#### Exercise directions
Transcribe the listing verbatim. Do not carry over any pictures.

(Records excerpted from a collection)
* BEGIN *
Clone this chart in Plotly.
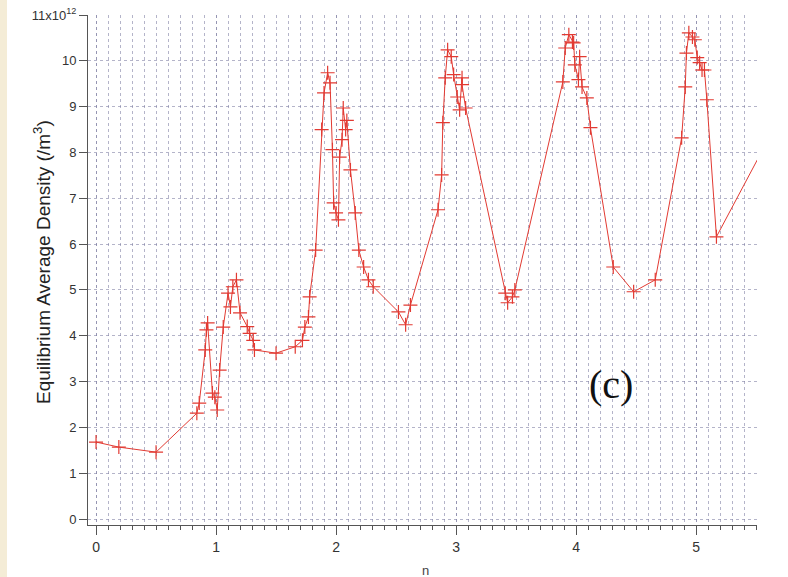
import plotly.graph_objects as go

# data
n_vals = [0, 0.19, 0.5, 0.84, 0.86, 0.91, 0.92, 0.93, 0.97, 0.99, 1.01, 1.03, 1.06,
          1.10, 1.12, 1.14, 1.17, 1.20, 1.26, 1.28, 1.31, 1.32, 1.5, 1.66, 1.72, 1.74,
          1.77, 1.78, 1.83, 1.88, 1.90, 1.93, 1.95, 1.97, 1.98, 2.00, 2.02, 2.03, 2.05,
          2.06, 2.08, 2.09, 2.12, 2.16, 2.19, 2.23, 2.27, 2.31, 2.52, 2.58, 2.62, 2.85,
          2.88, 2.89, 2.91, 2.93, 2.96, 2.98, 3.01, 3.03, 3.05, 3.05, 3.08, 3.41, 3.43,
          3.47, 3.49, 3.89, 3.91, 3.94, 3.97, 3.98, 3.99, 4.02, 4.03, 4.05, 4.09, 4.12,
          4.31, 4.48, 4.66, 4.88, 4.91, 4.92, 4.94, 4.97, 4.99, 5.01, 5.03, 5.05, 5.07,
          5.09, 5.17, 5.6]
density = [1.68, 1.57, 1.46, 2.31, 2.53, 3.69, 4.13, 4.28, 2.75, 2.66, 2.38, 3.25, 4.19,
           4.93, 4.63, 5.07, 5.22, 4.5, 4.2, 4.05, 3.9, 3.69, 3.62, 3.76, 3.9, 4.19,
           4.41, 4.85, 5.87, 8.5, 9.3, 9.74, 9.52, 8.06, 6.9, 6.68, 6.53, 7.9, 8.28,
           8.97, 8.5, 8.7, 7.62, 6.68, 5.87, 5.5, 5.22, 5.07, 4.52, 4.24, 4.67, 6.75,
           7.51, 8.65, 9.63, 10.24, 10.09, 9.7, 9.21, 8.93, 9.63, 9.48, 8.97, 4.93, 4.72,
           4.85, 5.0, 9.54, 10.28, 10.57, 10.41, 10.39, 9.91, 9.59, 10.09, 9.43, 9.19, 8.54,
           5.5, 4.96, 5.22, 8.32, 9.43, 10.17, 10.61, 10.52, 10.46, 10.07, 9.96, 9.8, 9.8,
           9.15, 6.16, 8.28]

y_tickvals = list(range(0, 12))
y_ticktext = [str(v) for v in range(0, 11)] + ["11x10<sup>12</sup>"]
x_tickvals = [0, 1, 2, 3, 4, 5]
x_ticktext = ["0", "1", "2", "3", "4", "5"]

RED = "#e23a32"
AX = "#555555"
GRID = "rgba(130,130,165,0.6)"

fig = go.Figure()
fig.add_trace(go.Scatter(
    x=n_vals, y=density, mode="lines+markers",
    line=dict(color=RED, width=1),
    marker=dict(symbol="cross-thin", size=10, line=dict(color=RED, width=1.2)),
    showlegend=False, cliponaxis=True,
))

L, R, T, B = 88, 31, 15, 52
PW = 788 - L - R
PH = 577 - T - B

fig.update_layout(
    width=788, height=577,
    margin=dict(l=L, r=R, t=T, b=B, pad=0, autoexpand=False),
    paper_bgcolor="white", plot_bgcolor="white",
    font=dict(family="Liberation Sans, Arial, sans-serif", size=12, color="#333333"),
    xaxis=dict(
        range=[-0.067, 5.508], tickvals=x_tickvals, ticktext=x_ticktext,
        automargin=False,
        showline=True, linecolor=AX, linewidth=1, mirror=False,
        ticks="outside", ticklen=9, tickcolor=AX, tickwidth=1,
        tickfont=dict(size=14, color="#333333"),
        showgrid=True, gridcolor=GRID, griddash="dot", gridwidth=1,
        minor=dict(dtick=0.1, tick0=0, ticks="outside", ticklen=4, tickcolor=AX,
                   showgrid=True, gridcolor=GRID, griddash="dot", gridwidth=1),
        zeroline=False,
    ),
    yaxis=dict(
        range=[-0.13, 11.0], tickvals=y_tickvals, ticktext=y_ticktext,
        automargin=False,
        showline=True, linecolor=AX, linewidth=1,
        ticks="outside", ticklen=8, tickcolor=AX, tickwidth=1,
        tickfont=dict(size=13, color="#333333"),
        showgrid=True, gridcolor=GRID, griddash="dot", gridwidth=1,
        zeroline=False,
    ),
    shapes=[dict(type="rect", xref="paper", yref="paper",
                 x0=-L / PW, x1=(7 - L) / PW, y0=-B / PH, y1=1 + T / PH,
                 fillcolor="#f4ecd6", line=dict(width=0), layer="below")],
    annotations=[
        dict(text="Equilibrium Average Density (/m<sup>3</sup>)",
             x=(42 - L) / PW, y=(525 - 262) / PH, xref="paper", yref="paper",
             textangle=-90, showarrow=False, xanchor="center", yanchor="middle",
             font=dict(size=19, color="#222222")),
        dict(text="n", x=0.504, y=(525 - 570) / PH, xref="paper", yref="paper",
             showarrow=False, xanchor="center", yanchor="middle",
             font=dict(size=13, color="#444444")),
        dict(text="(c)", x=4.29, y=2.93, xref="x", yref="y", showarrow=False,
             font=dict(family="Liberation Serif, Times New Roman, serif", size=40, color="#111111")),
        dict(text="n", x=0.445, y=1 + (T + 3) / PH, xref="paper", yref="paper",
             showarrow=False, yanchor="bottom", font=dict(size=12, color="#444444")),
    ],
)

fig.write_html("out.html", config={"displayModeBar": False},
               post_script="document.body.style.margin='0';document.body.style.overflow='hidden';")
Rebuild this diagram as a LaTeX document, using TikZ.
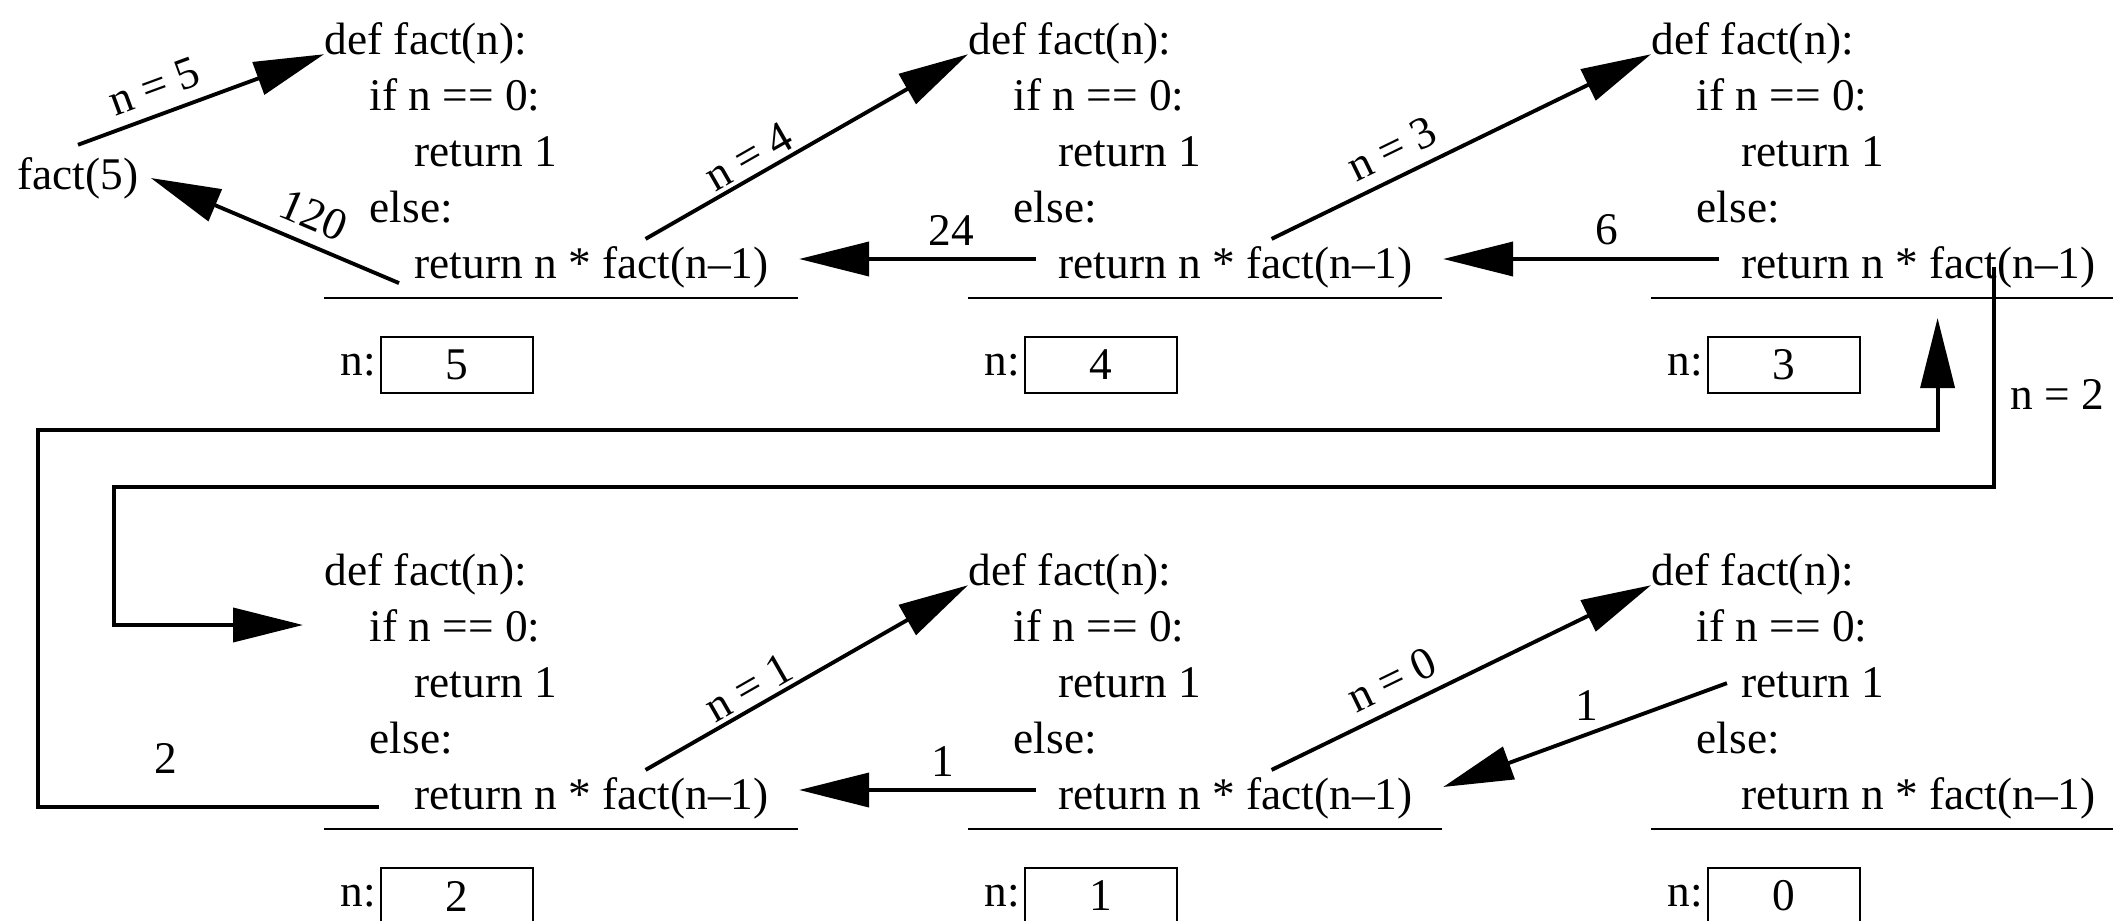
* END *
#### Task result
Clone this chart in Plotly.
import plotly.graph_objects as go

# data
n_vals = [0, 0.19, 0.5, 0.84, 0.86, 0.91, 0.92, 0.93, 0.97, 0.99, 1.01, 1.03, 1.06,
          1.10, 1.12, 1.14, 1.17, 1.20, 1.26, 1.28, 1.31, 1.32, 1.5, 1.66, 1.72, 1.74,
          1.77, 1.78, 1.83, 1.88, 1.90, 1.93, 1.95, 1.97, 1.98, 2.00, 2.02, 2.03, 2.05,
          2.06, 2.08, 2.09, 2.12, 2.16, 2.19, 2.23, 2.27, 2.31, 2.52, 2.58, 2.62, 2.85,
          2.88, 2.89, 2.91, 2.93, 2.96, 2.98, 3.01, 3.03, 3.05, 3.05, 3.08, 3.41, 3.43,
          3.47, 3.49, 3.89, 3.91, 3.94, 3.97, 3.98, 3.99, 4.02, 4.03, 4.05, 4.09, 4.12,
          4.31, 4.48, 4.66, 4.88, 4.91, 4.92, 4.94, 4.97, 4.99, 5.01, 5.03, 5.05, 5.07,
          5.09, 5.17, 5.6]
density = [1.68, 1.57, 1.46, 2.31, 2.53, 3.69, 4.13, 4.28, 2.75, 2.66, 2.38, 3.25, 4.19,
           4.93, 4.63, 5.07, 5.22, 4.5, 4.2, 4.05, 3.9, 3.69, 3.62, 3.76, 3.9, 4.19,
           4.41, 4.85, 5.87, 8.5, 9.3, 9.74, 9.52, 8.06, 6.9, 6.68, 6.53, 7.9, 8.28,
           8.97, 8.5, 8.7, 7.62, 6.68, 5.87, 5.5, 5.22, 5.07, 4.52, 4.24, 4.67, 6.75,
           7.51, 8.65, 9.63, 10.24, 10.09, 9.7, 9.21, 8.93, 9.63, 9.48, 8.97, 4.93, 4.72,
           4.85, 5.0, 9.54, 10.28, 10.57, 10.41, 10.39, 9.91, 9.59, 10.09, 9.43, 9.19, 8.54,
           5.5, 4.96, 5.22, 8.32, 9.43, 10.17, 10.61, 10.52, 10.46, 10.07, 9.96, 9.8, 9.8,
           9.15, 6.16, 8.28]

y_tickvals = list(range(0, 12))
y_ticktext = [str(v) for v in range(0, 11)] + ["11x10<sup>12</sup>"]
x_tickvals = [0, 1, 2, 3, 4, 5]
x_ticktext = ["0", "1", "2", "3", "4", "5"]

RED = "#e23a32"
AX = "#555555"
GRID = "rgba(130,130,165,0.6)"

fig = go.Figure()
fig.add_trace(go.Scatter(
    x=n_vals, y=density, mode="lines+markers",
    line=dict(color=RED, width=1),
    marker=dict(symbol="cross-thin", size=10, line=dict(color=RED, width=1.2)),
    showlegend=False, cliponaxis=True,
))

L, R, T, B = 88, 31, 15, 52
PW = 788 - L - R
PH = 577 - T - B

fig.update_layout(
    width=788, height=577,
    margin=dict(l=L, r=R, t=T, b=B, pad=0, autoexpand=False),
    paper_bgcolor="white", plot_bgcolor="white",
    font=dict(family="Liberation Sans, Arial, sans-serif", size=12, color="#333333"),
    xaxis=dict(
        range=[-0.067, 5.508], tickvals=x_tickvals, ticktext=x_ticktext,
        automargin=False,
        showline=True, linecolor=AX, linewidth=1, mirror=False,
        ticks="outside", ticklen=9, tickcolor=AX, tickwidth=1,
        tickfont=dict(size=14, color="#333333"),
        showgrid=True, gridcolor=GRID, griddash="dot", gridwidth=1,
        minor=dict(dtick=0.1, tick0=0, ticks="outside", ticklen=4, tickcolor=AX,
                   showgrid=True, gridcolor=GRID, griddash="dot", gridwidth=1),
        zeroline=False,
    ),
    yaxis=dict(
        range=[-0.13, 11.0], tickvals=y_tickvals, ticktext=y_ticktext,
        automargin=False,
        showline=True, linecolor=AX, linewidth=1,
        ticks="outside", ticklen=8, tickcolor=AX, tickwidth=1,
        tickfont=dict(size=13, color="#333333"),
        showgrid=True, gridcolor=GRID, griddash="dot", gridwidth=1,
        zeroline=False,
    ),
    shapes=[dict(type="rect", xref="paper", yref="paper",
                 x0=-L / PW, x1=(7 - L) / PW, y0=-B / PH, y1=1 + T / PH,
                 fillcolor="#f4ecd6", line=dict(width=0), layer="below")],
    annotations=[
        dict(text="Equilibrium Average Density (/m<sup>3</sup>)",
             x=(42 - L) / PW, y=(525 - 262) / PH, xref="paper", yref="paper",
             textangle=-90, showarrow=False, xanchor="center", yanchor="middle",
             font=dict(size=19, color="#222222")),
        dict(text="n", x=0.504, y=(525 - 570) / PH, xref="paper", yref="paper",
             showarrow=False, xanchor="center", yanchor="middle",
             font=dict(size=13, color="#444444")),
        dict(text="(c)", x=4.29, y=2.93, xref="x", yref="y", showarrow=False,
             font=dict(family="Liberation Serif, Times New Roman, serif", size=40, color="#111111")),
        dict(text="n", x=0.445, y=1 + (T + 3) / PH, xref="paper", yref="paper",
             showarrow=False, yanchor="bottom", font=dict(size=12, color="#444444")),
    ],
)

fig.write_html("out.html", config={"displayModeBar": False},
               post_script="document.body.style.margin='0';document.body.style.overflow='hidden';")
Rebuild this diagram as a LaTeX document, using TikZ.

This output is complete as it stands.